Victory in the Super Bowl: $15,000 each.
They were hungry for it. They were thirsty. For 20 long weeks, from August through December, they had struggled to reach this Pinnacle…. and when dawn lit the beaches of Southern California on that fateful Sunday morning in January, they were ready.
To seize the Final Fruit.
They could almost taste it. The smell was stronger than a ton of rotten mangoes. Their nerves burned like open sores on a dog’s neck. White knuckles. Wild eyes. Strange fluid welled up in their throats, with a taste far sharper than bile.

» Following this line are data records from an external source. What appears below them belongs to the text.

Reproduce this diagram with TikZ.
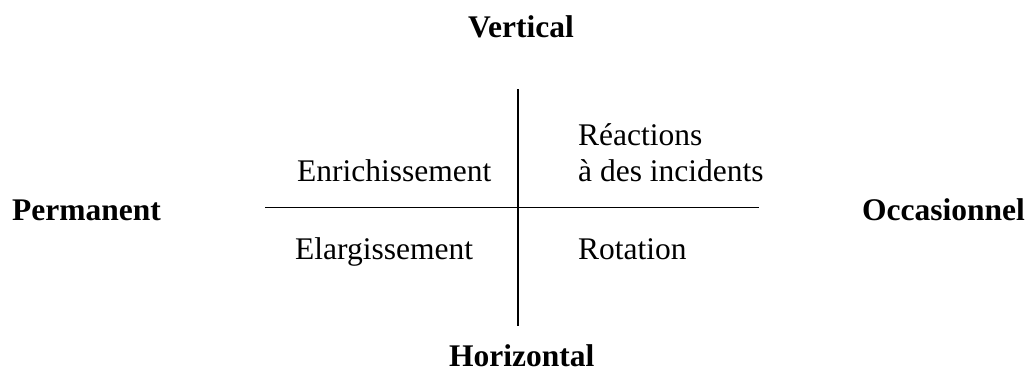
\documentclass[tikz,border=0pt]{standalone}
\usepackage{fontspec}
\setmainfont{Liberation Serif}
\begin{document}
\begin{tikzpicture}[x=1pt,y=-1pt,
  lbl/.style={inner sep=0pt,anchor=base west,font=\fontsize{31.5}{36}\selectfont},
  blbl/.style={inner sep=0pt,anchor=base west,font=\fontsize{31.5}{36}\selectfont\bfseries},
  axis/.style={line width=1.8pt}]
\useasboundingbox (0,0) rectangle (1030,372);
\coordinate (vt) at (518,89);
\coordinate (vb) at (518,326);
\coordinate (hl) at (265,207.5);
\coordinate (hr) at (759,207.5);
\draw[axis] (vt) -- (vb);
\draw[axis] (hl) -- (hr);
\node[blbl] (vert) at (468,37) {Vertical};
\node[blbl] (hor) at (449,366.5) {Horizontal};
\node[blbl] (perm) at (12,220) {Permanent};
\node[blbl] (occ) at (862,220) {Occasionnel};
\node[lbl] (enr) at (297,181) {Enrichissement};
\node[lbl] (rea1) at (578,145) {Réactions};
\node[lbl] (rea2) at (578,181) {à des incidents};
\node[lbl] (ela) at (295,259) {Elargissement};
\node[lbl] (rot) at (578,259) {Rotation};
\end{tikzpicture}
\end{document}
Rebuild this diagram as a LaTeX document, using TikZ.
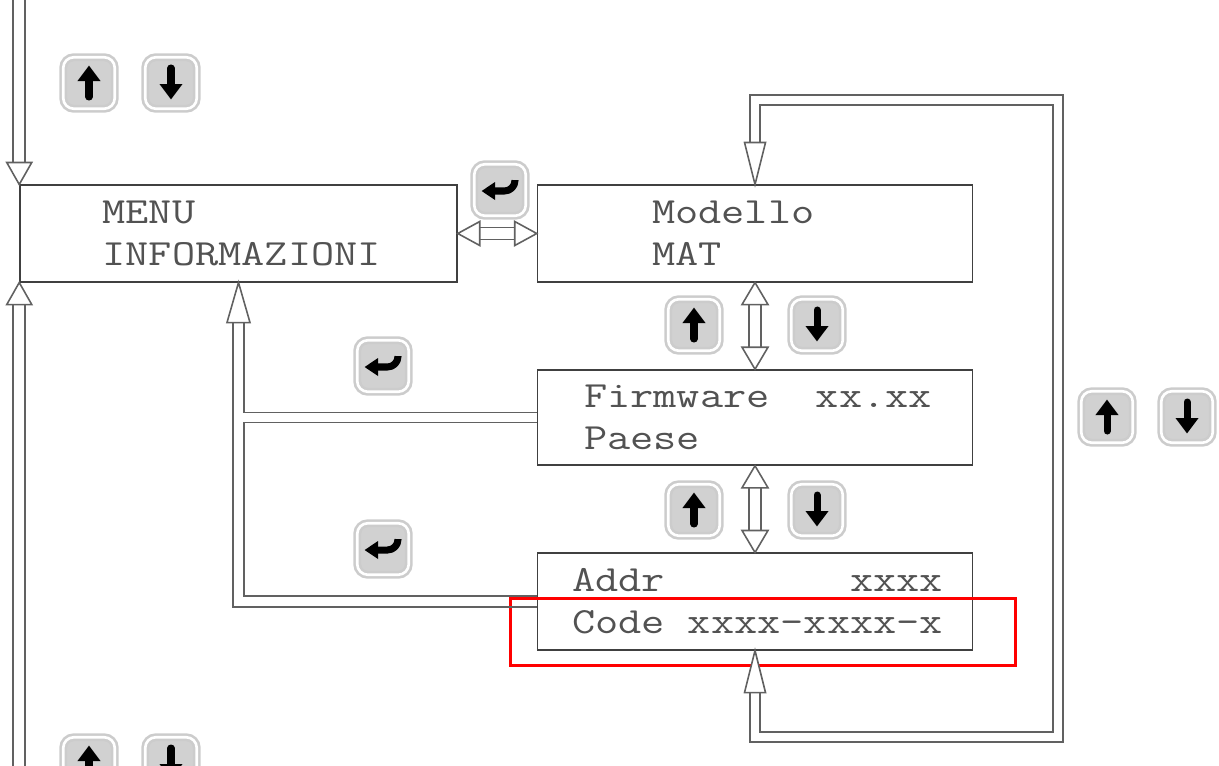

Those who went early said the pre-game tension was almost unbearable. By noon, many fans were weeping openly, for no apparent reason. Others wrung their hands or gnawed on the necks of pop bottles, trying to stay calm. Many fist-fights were reported in the public urinals. Nervous ushers roamed up and down the aisles, confiscating alcoholic beverages and occasionally grappling with drunkards. Gangs of Seconal-crazed teenagers prowled through the parking lot outside the stadium, beating the mortal shit out of luckless stragglers….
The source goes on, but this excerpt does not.